## WHAT YOU NEED TO DO
Copy exactly the lines from the start of the material through the line with "(0,0) rectangle (1276,519);". Pictures stay out of the copy.

+++

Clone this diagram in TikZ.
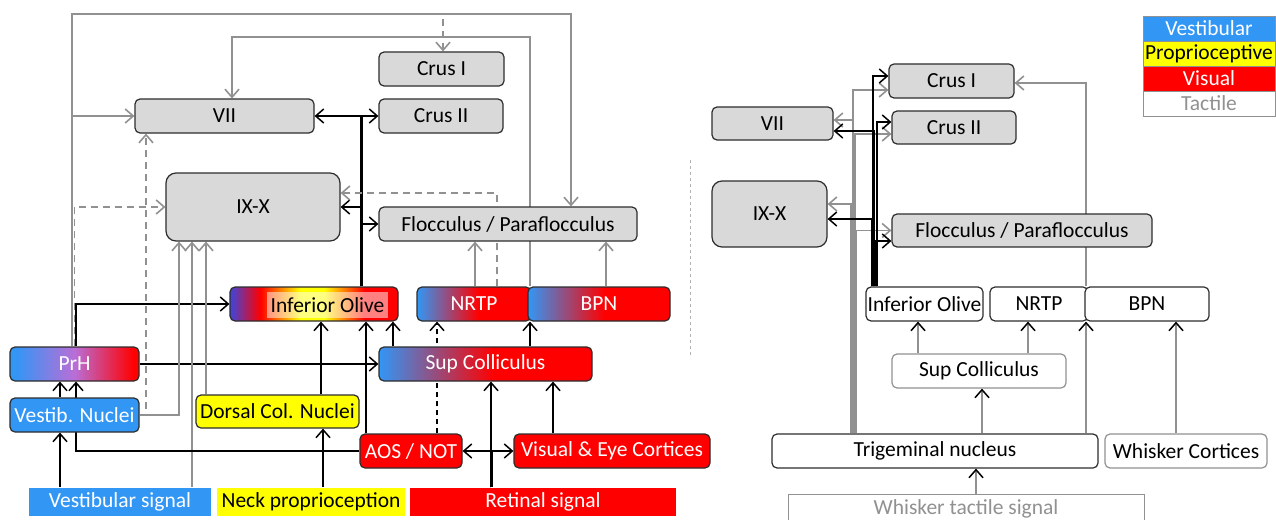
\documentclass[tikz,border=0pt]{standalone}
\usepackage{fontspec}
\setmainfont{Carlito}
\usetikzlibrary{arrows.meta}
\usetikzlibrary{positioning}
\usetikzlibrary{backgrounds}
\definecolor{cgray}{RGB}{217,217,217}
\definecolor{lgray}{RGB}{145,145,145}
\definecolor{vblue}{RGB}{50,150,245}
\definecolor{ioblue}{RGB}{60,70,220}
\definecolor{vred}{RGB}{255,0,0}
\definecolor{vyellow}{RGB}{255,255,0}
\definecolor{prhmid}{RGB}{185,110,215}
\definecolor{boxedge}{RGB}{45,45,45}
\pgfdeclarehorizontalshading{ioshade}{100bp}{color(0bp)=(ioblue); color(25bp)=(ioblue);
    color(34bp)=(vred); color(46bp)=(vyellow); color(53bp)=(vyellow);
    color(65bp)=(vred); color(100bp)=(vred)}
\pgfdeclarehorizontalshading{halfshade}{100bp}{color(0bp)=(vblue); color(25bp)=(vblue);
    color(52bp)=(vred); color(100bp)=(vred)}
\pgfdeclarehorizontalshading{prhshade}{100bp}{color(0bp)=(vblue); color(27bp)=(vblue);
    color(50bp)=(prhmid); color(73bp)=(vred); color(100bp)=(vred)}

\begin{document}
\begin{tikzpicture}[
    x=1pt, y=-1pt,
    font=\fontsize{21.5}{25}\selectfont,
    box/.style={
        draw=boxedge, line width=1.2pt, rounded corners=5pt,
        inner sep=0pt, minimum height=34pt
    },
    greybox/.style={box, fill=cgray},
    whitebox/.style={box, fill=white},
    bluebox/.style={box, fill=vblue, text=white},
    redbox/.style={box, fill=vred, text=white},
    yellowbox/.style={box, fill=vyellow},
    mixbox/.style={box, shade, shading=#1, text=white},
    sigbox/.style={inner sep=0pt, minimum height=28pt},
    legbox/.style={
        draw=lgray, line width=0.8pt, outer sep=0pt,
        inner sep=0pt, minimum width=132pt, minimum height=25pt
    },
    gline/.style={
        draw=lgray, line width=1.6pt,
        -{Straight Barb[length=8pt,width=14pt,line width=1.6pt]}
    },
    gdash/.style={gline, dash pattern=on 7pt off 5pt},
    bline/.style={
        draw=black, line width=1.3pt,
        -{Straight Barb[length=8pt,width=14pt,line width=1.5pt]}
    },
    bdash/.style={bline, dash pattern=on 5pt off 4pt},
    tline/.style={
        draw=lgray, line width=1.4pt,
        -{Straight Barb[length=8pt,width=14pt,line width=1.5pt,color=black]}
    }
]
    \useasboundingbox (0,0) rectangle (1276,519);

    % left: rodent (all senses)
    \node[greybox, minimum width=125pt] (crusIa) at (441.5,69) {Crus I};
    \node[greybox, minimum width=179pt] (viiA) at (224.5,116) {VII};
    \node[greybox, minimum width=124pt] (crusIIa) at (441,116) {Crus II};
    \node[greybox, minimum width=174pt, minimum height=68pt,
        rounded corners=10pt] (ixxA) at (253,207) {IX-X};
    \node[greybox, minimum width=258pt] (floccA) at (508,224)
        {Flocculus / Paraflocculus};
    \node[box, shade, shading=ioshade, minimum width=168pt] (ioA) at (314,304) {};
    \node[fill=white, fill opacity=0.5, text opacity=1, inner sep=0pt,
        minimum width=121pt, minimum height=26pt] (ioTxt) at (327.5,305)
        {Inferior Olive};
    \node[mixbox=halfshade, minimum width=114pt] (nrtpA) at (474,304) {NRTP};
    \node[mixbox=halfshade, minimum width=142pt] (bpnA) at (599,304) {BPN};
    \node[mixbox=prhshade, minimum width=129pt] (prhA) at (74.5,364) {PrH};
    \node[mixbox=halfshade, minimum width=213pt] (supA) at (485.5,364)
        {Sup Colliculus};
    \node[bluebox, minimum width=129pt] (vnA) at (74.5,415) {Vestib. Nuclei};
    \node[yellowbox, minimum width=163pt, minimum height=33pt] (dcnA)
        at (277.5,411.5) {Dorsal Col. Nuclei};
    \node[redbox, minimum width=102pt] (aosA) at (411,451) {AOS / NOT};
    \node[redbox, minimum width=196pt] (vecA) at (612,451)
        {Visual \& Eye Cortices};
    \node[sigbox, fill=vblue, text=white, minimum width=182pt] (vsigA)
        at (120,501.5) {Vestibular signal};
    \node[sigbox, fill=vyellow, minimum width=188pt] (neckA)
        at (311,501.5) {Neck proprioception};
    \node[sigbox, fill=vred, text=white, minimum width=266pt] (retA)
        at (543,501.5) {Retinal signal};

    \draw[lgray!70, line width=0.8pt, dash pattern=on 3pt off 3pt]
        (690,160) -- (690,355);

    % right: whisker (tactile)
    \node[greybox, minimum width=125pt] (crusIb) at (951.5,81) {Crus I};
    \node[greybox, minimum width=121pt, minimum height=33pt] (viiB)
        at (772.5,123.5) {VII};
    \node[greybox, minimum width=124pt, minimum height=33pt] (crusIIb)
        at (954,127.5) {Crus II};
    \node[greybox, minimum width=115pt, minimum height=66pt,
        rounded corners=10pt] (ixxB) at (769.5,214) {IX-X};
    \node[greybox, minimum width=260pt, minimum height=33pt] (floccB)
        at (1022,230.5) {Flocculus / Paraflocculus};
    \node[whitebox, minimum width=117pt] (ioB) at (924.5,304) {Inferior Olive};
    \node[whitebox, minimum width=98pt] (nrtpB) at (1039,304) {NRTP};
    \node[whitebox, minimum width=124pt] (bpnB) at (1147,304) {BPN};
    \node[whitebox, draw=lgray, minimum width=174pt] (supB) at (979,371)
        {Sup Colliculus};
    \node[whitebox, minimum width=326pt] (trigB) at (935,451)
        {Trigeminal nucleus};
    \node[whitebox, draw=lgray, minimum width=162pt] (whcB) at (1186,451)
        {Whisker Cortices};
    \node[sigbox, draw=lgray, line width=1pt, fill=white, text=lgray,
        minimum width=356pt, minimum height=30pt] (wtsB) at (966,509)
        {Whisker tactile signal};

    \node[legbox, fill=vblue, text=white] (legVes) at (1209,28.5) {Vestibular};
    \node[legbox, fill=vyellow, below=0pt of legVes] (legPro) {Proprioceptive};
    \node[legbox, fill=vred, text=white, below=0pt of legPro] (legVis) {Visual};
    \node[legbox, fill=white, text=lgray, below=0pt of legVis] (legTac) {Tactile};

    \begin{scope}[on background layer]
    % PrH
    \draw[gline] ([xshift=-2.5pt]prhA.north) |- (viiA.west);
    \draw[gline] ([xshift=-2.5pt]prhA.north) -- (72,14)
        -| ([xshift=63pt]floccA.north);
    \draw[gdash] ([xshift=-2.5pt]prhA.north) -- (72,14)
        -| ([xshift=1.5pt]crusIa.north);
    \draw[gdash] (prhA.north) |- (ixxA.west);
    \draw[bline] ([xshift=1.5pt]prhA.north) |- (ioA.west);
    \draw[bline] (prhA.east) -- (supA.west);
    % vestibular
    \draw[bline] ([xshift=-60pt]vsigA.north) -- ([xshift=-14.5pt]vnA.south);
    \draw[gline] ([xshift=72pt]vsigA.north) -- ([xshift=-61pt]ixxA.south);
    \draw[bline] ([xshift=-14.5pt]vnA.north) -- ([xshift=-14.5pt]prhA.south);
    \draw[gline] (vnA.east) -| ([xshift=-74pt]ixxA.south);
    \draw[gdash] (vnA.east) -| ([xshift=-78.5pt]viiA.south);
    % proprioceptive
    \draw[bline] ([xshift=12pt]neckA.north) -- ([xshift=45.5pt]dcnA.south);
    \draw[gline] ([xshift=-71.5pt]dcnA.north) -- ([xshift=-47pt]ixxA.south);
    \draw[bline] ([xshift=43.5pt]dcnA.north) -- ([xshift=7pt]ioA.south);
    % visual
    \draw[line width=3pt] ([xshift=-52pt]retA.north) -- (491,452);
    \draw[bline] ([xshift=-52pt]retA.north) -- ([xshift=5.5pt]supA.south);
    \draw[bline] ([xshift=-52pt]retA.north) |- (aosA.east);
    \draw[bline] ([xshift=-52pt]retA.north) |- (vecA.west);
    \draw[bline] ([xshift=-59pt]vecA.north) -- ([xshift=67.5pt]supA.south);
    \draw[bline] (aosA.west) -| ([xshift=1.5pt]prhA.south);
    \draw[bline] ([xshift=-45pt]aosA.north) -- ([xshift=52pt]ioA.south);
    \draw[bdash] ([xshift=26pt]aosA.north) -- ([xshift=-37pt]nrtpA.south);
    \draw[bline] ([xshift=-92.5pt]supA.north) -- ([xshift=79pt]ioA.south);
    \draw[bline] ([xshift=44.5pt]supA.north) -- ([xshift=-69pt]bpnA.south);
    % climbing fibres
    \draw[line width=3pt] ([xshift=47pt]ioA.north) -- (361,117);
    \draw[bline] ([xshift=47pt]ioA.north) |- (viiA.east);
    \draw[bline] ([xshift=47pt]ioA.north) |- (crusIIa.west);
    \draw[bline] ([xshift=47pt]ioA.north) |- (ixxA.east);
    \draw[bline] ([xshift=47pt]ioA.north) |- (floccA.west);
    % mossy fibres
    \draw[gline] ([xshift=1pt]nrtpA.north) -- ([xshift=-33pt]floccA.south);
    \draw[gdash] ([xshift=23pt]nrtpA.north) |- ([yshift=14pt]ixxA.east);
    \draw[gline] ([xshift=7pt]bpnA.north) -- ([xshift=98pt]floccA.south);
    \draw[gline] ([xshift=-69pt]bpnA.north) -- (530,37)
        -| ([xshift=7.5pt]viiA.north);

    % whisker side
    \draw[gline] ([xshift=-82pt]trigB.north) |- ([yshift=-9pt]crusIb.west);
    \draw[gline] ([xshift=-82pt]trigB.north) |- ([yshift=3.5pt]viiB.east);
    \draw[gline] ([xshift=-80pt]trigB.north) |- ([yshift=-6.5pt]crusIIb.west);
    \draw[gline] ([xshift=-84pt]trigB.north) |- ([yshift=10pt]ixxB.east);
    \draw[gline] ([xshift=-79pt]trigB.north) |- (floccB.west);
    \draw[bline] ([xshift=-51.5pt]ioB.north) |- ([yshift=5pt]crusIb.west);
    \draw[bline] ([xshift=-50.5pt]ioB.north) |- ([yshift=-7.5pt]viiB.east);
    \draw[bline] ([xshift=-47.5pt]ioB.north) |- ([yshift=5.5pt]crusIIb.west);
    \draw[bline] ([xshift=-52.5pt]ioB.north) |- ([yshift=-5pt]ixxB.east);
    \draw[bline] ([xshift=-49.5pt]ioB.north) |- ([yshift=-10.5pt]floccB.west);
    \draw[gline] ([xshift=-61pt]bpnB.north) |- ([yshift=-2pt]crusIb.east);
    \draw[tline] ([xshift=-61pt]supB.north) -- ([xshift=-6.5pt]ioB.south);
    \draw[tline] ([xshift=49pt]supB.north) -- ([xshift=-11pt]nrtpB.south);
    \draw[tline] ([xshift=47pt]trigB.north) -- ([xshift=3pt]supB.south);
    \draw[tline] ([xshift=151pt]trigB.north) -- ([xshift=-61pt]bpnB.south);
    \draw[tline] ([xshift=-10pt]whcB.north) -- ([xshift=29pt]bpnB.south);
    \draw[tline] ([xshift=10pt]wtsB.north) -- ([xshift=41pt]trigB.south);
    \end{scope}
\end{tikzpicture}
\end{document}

+++

## PROBLEM SOLUTION
Clone this diagram in TikZ.
\documentclass[tikz,border=0pt]{standalone}
\usepackage{fontspec}
\setmainfont{Carlito}
\usetikzlibrary{arrows.meta}
\usetikzlibrary{positioning}
\usetikzlibrary{backgrounds}
\definecolor{cgray}{RGB}{217,217,217}
\definecolor{lgray}{RGB}{145,145,145}
\definecolor{vblue}{RGB}{50,150,245}
\definecolor{ioblue}{RGB}{60,70,220}
\definecolor{vred}{RGB}{255,0,0}
\definecolor{vyellow}{RGB}{255,255,0}
\definecolor{prhmid}{RGB}{185,110,215}
\definecolor{boxedge}{RGB}{45,45,45}
\pgfdeclarehorizontalshading{ioshade}{100bp}{color(0bp)=(ioblue); color(25bp)=(ioblue);
    color(34bp)=(vred); color(46bp)=(vyellow); color(53bp)=(vyellow);
    color(65bp)=(vred); color(100bp)=(vred)}
\pgfdeclarehorizontalshading{halfshade}{100bp}{color(0bp)=(vblue); color(25bp)=(vblue);
    color(52bp)=(vred); color(100bp)=(vred)}
\pgfdeclarehorizontalshading{prhshade}{100bp}{color(0bp)=(vblue); color(27bp)=(vblue);
    color(50bp)=(prhmid); color(73bp)=(vred); color(100bp)=(vred)}

\begin{document}
\begin{tikzpicture}[
    x=1pt, y=-1pt,
    font=\fontsize{21.5}{25}\selectfont,
    box/.style={
        draw=boxedge, line width=1.2pt, rounded corners=5pt,
        inner sep=0pt, minimum height=34pt
    },
    greybox/.style={box, fill=cgray},
    whitebox/.style={box, fill=white},
    bluebox/.style={box, fill=vblue, text=white},
    redbox/.style={box, fill=vred, text=white},
    yellowbox/.style={box, fill=vyellow},
    mixbox/.style={box, shade, shading=#1, text=white},
    sigbox/.style={inner sep=0pt, minimum height=28pt},
    legbox/.style={
        draw=lgray, line width=0.8pt, outer sep=0pt,
        inner sep=0pt, minimum width=132pt, minimum height=25pt
    },
    gline/.style={
        draw=lgray, line width=1.6pt,
        -{Straight Barb[length=8pt,width=14pt,line width=1.6pt]}
    },
    gdash/.style={gline, dash pattern=on 7pt off 5pt},
    bline/.style={
        draw=black, line width=1.3pt,
        -{Straight Barb[length=8pt,width=14pt,line width=1.5pt]}
    },
    bdash/.style={bline, dash pattern=on 5pt off 4pt},
    tline/.style={
        draw=lgray, line width=1.4pt,
        -{Straight Barb[length=8pt,width=14pt,line width=1.5pt,color=black]}
    }
]
    \useasboundingbox (0,0) rectangle (1276,519);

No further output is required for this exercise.